From the listing below, pick out each line with the word "this".

** Start of RECORDS SHOWN **

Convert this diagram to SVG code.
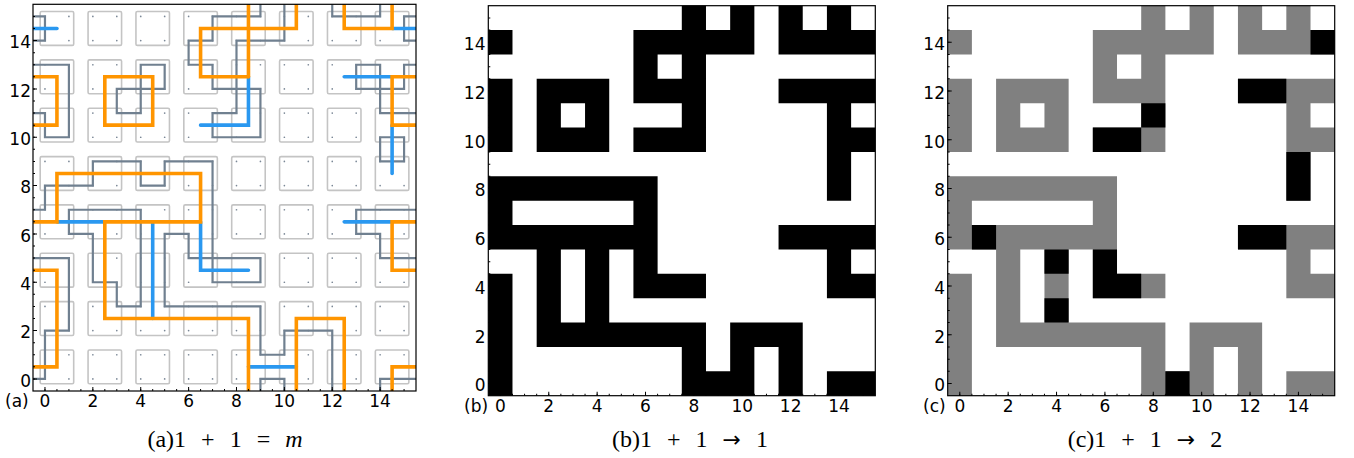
<svg xmlns="http://www.w3.org/2000/svg" xmlns:xlink="http://www.w3.org/1999/xlink" width="1354" height="458" viewBox="0 0 1354 458">
<style>
.lbl{font-family:"DejaVu Sans",sans-serif;font-size:17px;fill:#000}
.yl{text-anchor:end}
.xl{text-anchor:middle}
.cap{font-family:"Liberation Serif","DejaVu Serif",serif;font-size:24px;fill:#000;text-anchor:middle;word-spacing:9px}
.arr{font-family:"DejaVu Sans",sans-serif;font-size:22px}
.frame{fill:none;stroke:#000;stroke-width:1.2}
.tk{stroke:#000;fill:none}
.slate{fill:none;stroke:#708090;stroke-width:2.2;stroke-linejoin:miter;stroke-linecap:square}
.orange{fill:none;stroke:#ff9500;stroke-width:3.6;stroke-linejoin:miter;stroke-linecap:round}
.blue{fill:none;stroke:#2a98f0;stroke-width:3.6;stroke-linejoin:miter;stroke-linecap:round}
</style>
<defs>
<clipPath id="clipA"><rect x="33" y="4.3" width="383" height="386.7"/></clipPath>
<g id="sq">
<rect x="-0.2" y="-0.2" width="1.4" height="1.4" rx="0.06" fill="none" stroke="#c4c4c4" stroke-width="1.6" vector-effect="non-scaling-stroke"/>
<circle cx="0" cy="0" r="0.035" fill="#7a8796"/>
<circle cx="1" cy="0" r="0.035" fill="#7a8796"/>
<circle cx="0" cy="1" r="0.035" fill="#7a8796"/>
<circle cx="1" cy="1" r="0.035" fill="#7a8796"/>
</g>
<path id="cells" d="M8 0h1v1h-1z M10 0h1v1h-1z M12 0h1v1h-1z M14 0h1v1h-1z
M0 1h1v1h-1z M6 1h5v1h-5z M12 1h4v1h-4z
M6 2h1v1h-1z M8 2h1v1h-1z
M0 3h1v1h-1z M2 3h3v1h-3z M6 3h3v1h-3z M12 3h4v1h-4z
M0 4h1v1h-1z M2 4h1v1h-1z M4 4h1v1h-1z M8 4h1v1h-1z M14 4h1v1h-1z
M0 5h1v1h-1z M2 5h3v1h-3z M6 5h3v1h-3z M14 5h2v1h-2z
M14 6h1v1h-1z
M0 7h7v1h-7z M14 7h1v1h-1z
M0 8h1v1h-1z M6 8h1v1h-1z
M0 9h7v1h-7z M12 9h4v1h-4z
M2 10h1v1h-1z M4 10h1v1h-1z M6 10h1v1h-1z M14 10h1v1h-1z
M0 11h1v1h-1z M2 11h1v1h-1z M4 11h1v1h-1z M6 11h3v1h-3z M14 11h2v1h-2z
M0 12h1v1h-1z M2 12h1v1h-1z M4 12h1v1h-1z
M0 13h1v1h-1z M2 13h7v1h-7z M10 13h3v1h-3z
M0 14h1v1h-1z M8 14h1v1h-1z M10 14h1v1h-1z M12 14h1v1h-1z
M0 15h1v1h-1z M8 15h3v1h-3z M12 15h1v1h-1z M14 15h2v1h-2z"/>
</defs>
<rect width="1354" height="458" fill="#fff"/>

<!-- Panel (a) -->
<g id="panel-a">
<g id="plaquettes-a" clip-path="url(#clipA)">
<g transform="matrix(23.94 0 0 -24.17 44.97 378.94)">
<use href="#sq" x="0" y="0"/><use href="#sq" x="2" y="0"/><use href="#sq" x="4" y="0"/><use href="#sq" x="6" y="0"/><use href="#sq" x="8" y="0"/><use href="#sq" x="10" y="0"/><use href="#sq" x="12" y="0"/><use href="#sq" x="14" y="0"/>
<use href="#sq" x="0" y="2"/><use href="#sq" x="2" y="2"/><use href="#sq" x="4" y="2"/><use href="#sq" x="6" y="2"/><use href="#sq" x="8" y="2"/><use href="#sq" x="10" y="2"/><use href="#sq" x="12" y="2"/><use href="#sq" x="14" y="2"/>
<use href="#sq" x="0" y="4"/><use href="#sq" x="2" y="4"/><use href="#sq" x="4" y="4"/><use href="#sq" x="6" y="4"/><use href="#sq" x="8" y="4"/><use href="#sq" x="10" y="4"/><use href="#sq" x="12" y="4"/><use href="#sq" x="14" y="4"/>
<use href="#sq" x="0" y="6"/><use href="#sq" x="2" y="6"/><use href="#sq" x="4" y="6"/><use href="#sq" x="6" y="6"/><use href="#sq" x="8" y="6"/><use href="#sq" x="10" y="6"/><use href="#sq" x="12" y="6"/><use href="#sq" x="14" y="6"/>
<use href="#sq" x="0" y="8"/><use href="#sq" x="2" y="8"/><use href="#sq" x="4" y="8"/><use href="#sq" x="6" y="8"/><use href="#sq" x="8" y="8"/><use href="#sq" x="10" y="8"/><use href="#sq" x="12" y="8"/><use href="#sq" x="14" y="8"/>
<use href="#sq" x="0" y="10"/><use href="#sq" x="2" y="10"/><use href="#sq" x="4" y="10"/><use href="#sq" x="6" y="10"/><use href="#sq" x="8" y="10"/><use href="#sq" x="10" y="10"/><use href="#sq" x="12" y="10"/><use href="#sq" x="14" y="10"/>
<use href="#sq" x="0" y="12"/><use href="#sq" x="2" y="12"/><use href="#sq" x="4" y="12"/><use href="#sq" x="6" y="12"/><use href="#sq" x="8" y="12"/><use href="#sq" x="10" y="12"/><use href="#sq" x="12" y="12"/><use href="#sq" x="14" y="12"/>
<use href="#sq" x="0" y="14"/><use href="#sq" x="2" y="14"/><use href="#sq" x="4" y="14"/><use href="#sq" x="6" y="14"/><use href="#sq" x="8" y="14"/><use href="#sq" x="10" y="14"/><use href="#sq" x="12" y="14"/><use href="#sq" x="14" y="14"/>
</g>
</g>
<g id="connectors-a" clip-path="url(#clipA)">
<g transform="matrix(23.94 0 0 -24.17 44.97 378.94)">
<g id="slate-loops" class="slate">
<path vector-effect="non-scaling-stroke" d="M-0.6 15 H0 V14 H-0.6"/>
<path vector-effect="non-scaling-stroke" d="M-0.6 13 H1 V10 H0 V11 H-0.6"/>
<path vector-effect="non-scaling-stroke" d="M4 13 H5 V12 H3 V11 H4 Z"/>
<path vector-effect="non-scaling-stroke" d="M9 15.6 V15 H7 V14 H6 V13 H7 V12 H9 V10 H7 V11 H8 V14 H10 V15.6"/>
<path vector-effect="non-scaling-stroke" d="M12 15.6 V15 H14 V15.6"/>
<path vector-effect="non-scaling-stroke" d="M15.6 15 H15 V14 H15.6"/>
<path vector-effect="non-scaling-stroke" d="M15.6 13 H15 V12 H13 V13 H14 V11 H15.6"/>
<path vector-effect="non-scaling-stroke" d="M14 10 H15 V9 H14 Z"/>
<path vector-effect="non-scaling-stroke" d="M-0.6 7 H0 V8 H2 V9 H4 V8 H5 V9 H7 V4 H9 V5 H6 V6 H5 V3 H9 V1 H10 V2 H12 V-0.6"/>
<path vector-effect="non-scaling-stroke" d="M1 7 H4 V3 H3 V4 H2 V6 H1 Z"/>
<path vector-effect="non-scaling-stroke" d="M-0.6 5 H1 V2 H0 V0 H-0.6"/>
<path vector-effect="non-scaling-stroke" d="M15.6 7 H13 V6 H14 V5 H15.6"/>
<path vector-effect="non-scaling-stroke" d="M9 -0.6 V0 H10 V-0.6"/>
<path vector-effect="non-scaling-stroke" d="M14 -0.6 V0 H15.6"/>
</g>
<g id="blue-strings" class="blue">
<path vector-effect="non-scaling-stroke" d="M-0.6 14.5 H0.5"/>
<path vector-effect="non-scaling-stroke" d="M14.5 14.5 H15.6"/>
<path vector-effect="non-scaling-stroke" d="M8.5 12.5 V10.5 H6.5"/>
<path vector-effect="non-scaling-stroke" d="M12.5 12.5 H14.5"/>
<path vector-effect="non-scaling-stroke" d="M14.5 10.5 V8.5"/>
<path vector-effect="non-scaling-stroke" d="M0.5 6.5 H2.5"/>
<path vector-effect="non-scaling-stroke" d="M4.5 6.5 V2.5"/>
<path vector-effect="non-scaling-stroke" d="M6.5 6.5 V4.5 H8.5"/>
<path vector-effect="non-scaling-stroke" d="M12.5 6.5 H14.5"/>
<path vector-effect="non-scaling-stroke" d="M8.5 0.5 H10.5"/>
</g>
<g id="orange-strings" class="orange">
<path vector-effect="non-scaling-stroke" d="M-0.6 12.5 H0.5 V10.5 H-0.6"/>
<path vector-effect="non-scaling-stroke" d="M2.5 12.5 H4.5 V10.5 H2.5 Z"/>
<path vector-effect="non-scaling-stroke" d="M10.5 15.6 V14.5 H6.5 V12.5 H8.5"/>
<path vector-effect="non-scaling-stroke" d="M8.5 15.6 V12.5"/>
<path vector-effect="non-scaling-stroke" d="M12.5 15.6 V14.5 H14.5 V15.6"/>
<path vector-effect="non-scaling-stroke" d="M15.6 12.5 H14.5 V10.5 H15.6"/>
<path vector-effect="non-scaling-stroke" d="M-0.6 6.5 H0.5 V8.5 H6.5 V6.5 H2.5 V2.5 H8.5 V-0.6"/>
<path vector-effect="non-scaling-stroke" d="M-0.6 4.5 H0.5 V0.5 H-0.6"/>
<path vector-effect="non-scaling-stroke" d="M15.6 6.5 H14.5 V4.5 H15.6"/>
<path vector-effect="non-scaling-stroke" d="M10.5 -0.6 V2.5 H12.5 V-0.6"/>
<path vector-effect="non-scaling-stroke" d="M14.5 -0.6 V0.5 H15.6"/>
</g>
</g>
</g>
<g id="axes-a">
<line class="tk" x1="44.47" y1="390" x2="405" y2="390" stroke-width="2" stroke-dasharray="1 10.97"/>
<line class="tk" x1="44.47" y1="389" x2="405" y2="389" stroke-width="4" stroke-dasharray="1 46.88"/>
<line class="tk" x1="34" y1="379.44" x2="34" y2="15" stroke-width="2" stroke-dasharray="1 11.085"/>
<line class="tk" x1="35" y1="379.44" x2="35" y2="15" stroke-width="4" stroke-dasharray="1 47.34"/>
<rect class="frame" x="33" y="4.3" width="383" height="386.7"/>
<g class="lbl yl">
<text x="31" y="386.6">0</text><text x="31" y="338.3">2</text><text x="31" y="290">4</text><text x="31" y="241.6">6</text><text x="31" y="193.3">8</text><text x="31" y="144.9">10</text><text x="31" y="96.6">12</text><text x="31" y="48.3">14</text>
</g>
<g class="lbl xl">
<text x="44.97" y="407">0</text><text x="92.85" y="407">2</text><text x="140.73" y="407">4</text><text x="188.61" y="407">6</text><text x="236.49" y="407">8</text><text x="284.37" y="407">10</text><text x="332.25" y="407">12</text><text x="380.13" y="407">14</text>
</g>
<text class="lbl" x="5" y="407">(a)</text>
</g>
<text id="caption-a" class="cap" x="225" y="447">(a)1 + 1 = <tspan font-style="italic">m</tspan></text>
</g>

<!-- Panel (b) -->
<g id="panel-b">
<g id="cells-b" transform="translate(488.3 5.7) scale(24.1875 24.375)">
<use href="#cells" fill="#000"/>
</g>
<g id="axes-b">
<line class="tk" x1="499.89" y1="394.7" x2="865" y2="394.7" stroke-width="2" stroke-dasharray="1 11.094"/>
<line class="tk" x1="499.89" y1="393.7" x2="865" y2="393.7" stroke-width="4" stroke-dasharray="1 47.375"/>
<line class="tk" x1="489.3" y1="384.01" x2="489.3" y2="17" stroke-width="2" stroke-dasharray="1 11.1875"/>
<line class="tk" x1="490.3" y1="384.01" x2="490.3" y2="17" stroke-width="4" stroke-dasharray="1 47.75"/>
<rect class="frame" x="488.3" y="5.7" width="387" height="390"/>
<g class="lbl yl">
<text x="485.5" y="391.2">0</text><text x="485.5" y="342.5">2</text><text x="485.5" y="293.7">4</text><text x="485.5" y="245">6</text><text x="485.5" y="196.2">8</text><text x="485.5" y="147.5">10</text><text x="485.5" y="98.7">12</text><text x="485.5" y="50">14</text>
</g>
<g class="lbl xl">
<text x="500.39" y="411.5">0</text><text x="548.76" y="411.5">2</text><text x="597.14" y="411.5">4</text><text x="645.51" y="411.5">6</text><text x="693.89" y="411.5">8</text><text x="742.26" y="411.5">10</text><text x="790.64" y="411.5">12</text><text x="839.01" y="411.5">14</text>
</g>
<text class="lbl" x="464" y="411.5">(b)</text>
</g>
<text id="caption-b" class="cap" x="690" y="447">(b)1 + 1 <tspan class="arr">→</tspan> 1</text>
</g>

<!-- Panel (c) -->
<g id="panel-c">
<g id="cells-c" transform="translate(947.7 5.7) scale(24.1875 24.375)">
<use href="#cells" fill="#808080"/>
<path fill="#000" d="M15 1h1v1h-1z M12 3h2v1h-2z M8 4h1v1h-1z M6 5h2v1h-2z M14 6h1v1h-1z M14 7h1v1h-1z M1 9h1v1h-1z M12 9h2v1h-2z M4 10h1v1h-1z M6 10h1v1h-1z M6 11h2v1h-2z M4 12h1v1h-1z M9 15h1v1h-1z"/>
</g>
<g id="axes-c">
<line class="tk" x1="959.29" y1="394.7" x2="1324" y2="394.7" stroke-width="2" stroke-dasharray="1 11.094"/>
<line class="tk" x1="959.29" y1="393.7" x2="1324" y2="393.7" stroke-width="4" stroke-dasharray="1 47.375"/>
<line class="tk" x1="948.7" y1="384.01" x2="948.7" y2="17" stroke-width="2" stroke-dasharray="1 11.1875"/>
<line class="tk" x1="949.7" y1="384.01" x2="949.7" y2="17" stroke-width="4" stroke-dasharray="1 47.75"/>
<rect class="frame" x="947.7" y="5.7" width="387" height="390"/>
<g class="lbl yl">
<text x="945" y="391.2">0</text><text x="945" y="342.5">2</text><text x="945" y="293.7">4</text><text x="945" y="245">6</text><text x="945" y="196.2">8</text><text x="945" y="147.5">10</text><text x="945" y="98.7">12</text><text x="945" y="50">14</text>
</g>
<g class="lbl xl">
<text x="959.79" y="411.5">0</text><text x="1008.16" y="411.5">2</text><text x="1056.54" y="411.5">4</text><text x="1104.91" y="411.5">6</text><text x="1153.29" y="411.5">8</text><text x="1201.66" y="411.5">10</text><text x="1250.04" y="411.5">12</text><text x="1298.41" y="411.5">14</text>
</g>
<text class="lbl" x="923" y="411.5">(c)</text>
</g>
<text id="caption-c" class="cap" x="1145" y="447">(c)1 + 1 <tspan class="arr">→</tspan> 2</text>
</g>
</svg>
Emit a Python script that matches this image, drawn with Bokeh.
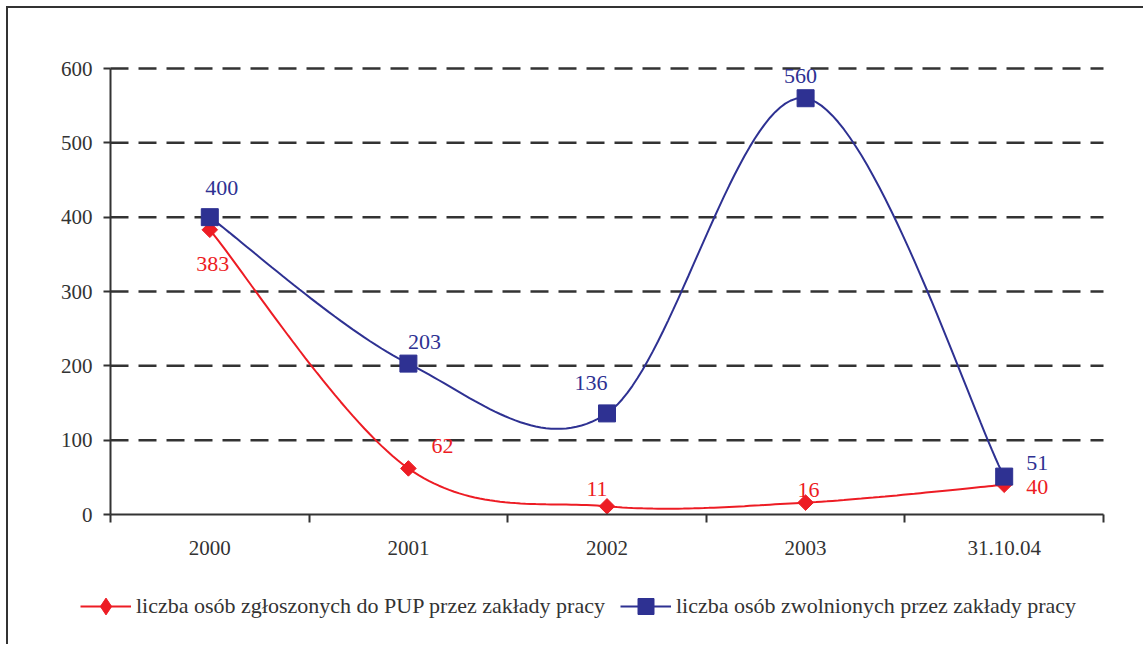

** End of RECORDS SHOWN **

* **PROBLEM SOLUTION**:
Convert this diagram to SVG code.
Emit a Python script that matches this image, drawn with Bokeh.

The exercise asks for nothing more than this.